■ **GIVEN EXERCISE**
Can you output the material exactly as written, minus any pictures it holds?

■ **PROVIDED MATERIAL**

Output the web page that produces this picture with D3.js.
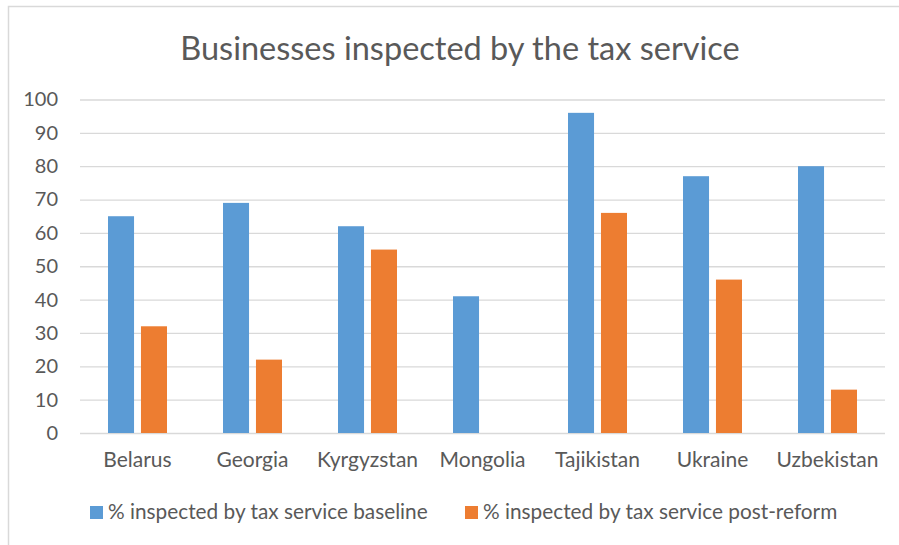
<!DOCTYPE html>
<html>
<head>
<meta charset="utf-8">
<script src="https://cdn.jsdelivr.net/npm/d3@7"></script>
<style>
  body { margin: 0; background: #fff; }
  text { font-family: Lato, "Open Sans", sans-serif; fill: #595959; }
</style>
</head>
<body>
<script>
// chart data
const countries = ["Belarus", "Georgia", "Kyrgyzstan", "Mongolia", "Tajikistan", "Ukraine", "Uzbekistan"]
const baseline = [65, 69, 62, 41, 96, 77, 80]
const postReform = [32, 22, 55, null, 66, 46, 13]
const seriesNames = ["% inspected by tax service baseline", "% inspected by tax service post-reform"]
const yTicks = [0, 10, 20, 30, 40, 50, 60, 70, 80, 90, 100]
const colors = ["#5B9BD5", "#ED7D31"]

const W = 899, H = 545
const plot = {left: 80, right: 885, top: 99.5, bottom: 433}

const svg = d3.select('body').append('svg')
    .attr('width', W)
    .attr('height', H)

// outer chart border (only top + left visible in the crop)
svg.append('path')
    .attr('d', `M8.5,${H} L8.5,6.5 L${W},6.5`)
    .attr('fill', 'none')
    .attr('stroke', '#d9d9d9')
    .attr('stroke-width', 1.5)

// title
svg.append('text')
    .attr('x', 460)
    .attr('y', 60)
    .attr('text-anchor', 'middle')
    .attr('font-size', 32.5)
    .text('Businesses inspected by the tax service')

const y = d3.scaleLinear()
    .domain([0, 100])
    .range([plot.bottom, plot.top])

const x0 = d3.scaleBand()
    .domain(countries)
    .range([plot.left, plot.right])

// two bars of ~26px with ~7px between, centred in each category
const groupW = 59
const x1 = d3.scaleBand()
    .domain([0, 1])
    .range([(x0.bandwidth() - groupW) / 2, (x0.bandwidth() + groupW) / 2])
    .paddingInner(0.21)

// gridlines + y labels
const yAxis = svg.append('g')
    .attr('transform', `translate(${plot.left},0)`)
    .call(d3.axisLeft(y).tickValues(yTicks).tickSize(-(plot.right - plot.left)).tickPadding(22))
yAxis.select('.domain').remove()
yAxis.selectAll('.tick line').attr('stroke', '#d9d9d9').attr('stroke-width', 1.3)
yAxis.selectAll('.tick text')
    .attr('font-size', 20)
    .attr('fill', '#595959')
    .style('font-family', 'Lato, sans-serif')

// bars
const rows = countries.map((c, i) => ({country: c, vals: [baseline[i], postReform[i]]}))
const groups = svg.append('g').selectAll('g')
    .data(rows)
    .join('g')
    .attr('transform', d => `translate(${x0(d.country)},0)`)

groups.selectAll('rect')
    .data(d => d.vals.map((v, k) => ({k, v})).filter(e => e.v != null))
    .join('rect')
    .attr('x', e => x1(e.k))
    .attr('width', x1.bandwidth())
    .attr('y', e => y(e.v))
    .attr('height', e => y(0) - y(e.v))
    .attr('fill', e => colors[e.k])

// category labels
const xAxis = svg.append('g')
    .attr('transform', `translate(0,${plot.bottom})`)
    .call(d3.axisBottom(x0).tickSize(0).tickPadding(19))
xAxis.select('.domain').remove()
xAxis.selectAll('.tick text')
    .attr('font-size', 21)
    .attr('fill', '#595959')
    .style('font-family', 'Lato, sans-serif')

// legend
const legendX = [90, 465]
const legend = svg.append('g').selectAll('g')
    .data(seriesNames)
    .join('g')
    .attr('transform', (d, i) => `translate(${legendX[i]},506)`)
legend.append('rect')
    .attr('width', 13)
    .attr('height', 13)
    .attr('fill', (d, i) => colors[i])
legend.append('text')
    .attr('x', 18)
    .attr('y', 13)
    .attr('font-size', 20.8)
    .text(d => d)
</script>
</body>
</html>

■ **ANSWER IN FULL**
Output the web page that produces this picture with D3.js.
<!DOCTYPE html>
<html>
<head>
<meta charset="utf-8">
<script src="https://cdn.jsdelivr.net/npm/d3@7"></script>
<style>
  body { margin: 0; background: #fff; }
  text { font-family: Lato, "Open Sans", sans-serif; fill: #595959; }
</style>
</head>
<body>
<script>
// chart data
const countries = ["Belarus", "Georgia", "Kyrgyzstan", "Mongolia", "Tajikistan", "Ukraine", "Uzbekistan"]
const baseline = [65, 69, 62, 41, 96, 77, 80]
const postReform = [32, 22, 55, null, 66, 46, 13]
const seriesNames = ["% inspected by tax service baseline", "% inspected by tax service post-reform"]
const yTicks = [0, 10, 20, 30, 40, 50, 60, 70, 80, 90, 100]
const colors = ["#5B9BD5", "#ED7D31"]

const W = 899, H = 545
const plot = {left: 80, right: 885, top: 99.5, bottom: 433}

const svg = d3.select('body').append('svg')
    .attr('width', W)
    .attr('height', H)

// outer chart border (only top + left visible in the crop)
svg.append('path')
    .attr('d', `M8.5,${H} L8.5,6.5 L${W},6.5`)
    .attr('fill', 'none')
    .attr('stroke', '#d9d9d9')
    .attr('stroke-width', 1.5)

// title
svg.append('text')
    .attr('x', 460)
    .attr('y', 60)
    .attr('text-anchor', 'middle')
    .attr('font-size', 32.5)
    .text('Businesses inspected by the tax service')

const y = d3.scaleLinear()
    .domain([0, 100])
    .range([plot.bottom, plot.top])

const x0 = d3.scaleBand()
    .domain(countries)
    .range([plot.left, plot.right])

// two bars of ~26px with ~7px between, centred in each category
const groupW = 59
const x1 = d3.scaleBand()
    .domain([0, 1])
    .range([(x0.bandwidth() - groupW) / 2, (x0.bandwidth() + groupW) / 2])
    .paddingInner(0.21)

// gridlines + y labels
const yAxis = svg.append('g')
    .attr('transform', `translate(${plot.left},0)`)
    .call(d3.axisLeft(y).tickValues(yTicks).tickSize(-(plot.right - plot.left)).tickPadding(22))
yAxis.select('.domain').remove()
yAxis.selectAll('.tick line').attr('stroke', '#d9d9d9').attr('stroke-width', 1.3)
yAxis.selectAll('.tick text')
    .attr('font-size', 20)
    .attr('fill', '#595959')
    .style('font-family', 'Lato, sans-serif')

// bars
const rows = countries.map((c, i) => ({country: c, vals: [baseline[i], postReform[i]]}))
const groups = svg.append('g').selectAll('g')
    .data(rows)
    .join('g')
    .attr('transform', d => `translate(${x0(d.country)},0)`)

groups.selectAll('rect')
    .data(d => d.vals.map((v, k) => ({k, v})).filter(e => e.v != null))
    .join('rect')
    .attr('x', e => x1(e.k))
    .attr('width', x1.bandwidth())
    .attr('y', e => y(e.v))
    .attr('height', e => y(0) - y(e.v))
    .attr('fill', e => colors[e.k])

// category labels
const xAxis = svg.append('g')
    .attr('transform', `translate(0,${plot.bottom})`)
    .call(d3.axisBottom(x0).tickSize(0).tickPadding(19))
xAxis.select('.domain').remove()
xAxis.selectAll('.tick text')
    .attr('font-size', 21)
    .attr('fill', '#595959')
    .style('font-family', 'Lato, sans-serif')

// legend
const legendX = [90, 465]
const legend = svg.append('g').selectAll('g')
    .data(seriesNames)
    .join('g')
    .attr('transform', (d, i) => `translate(${legendX[i]},506)`)
legend.append('rect')
    .attr('width', 13)
    .attr('height', 13)
    .attr('fill', (d, i) => colors[i])
legend.append('text')
    .attr('x', 18)
    .attr('y', 13)
    .attr('font-size', 20.8)
    .text(d => d)
</script>
</body>
</html>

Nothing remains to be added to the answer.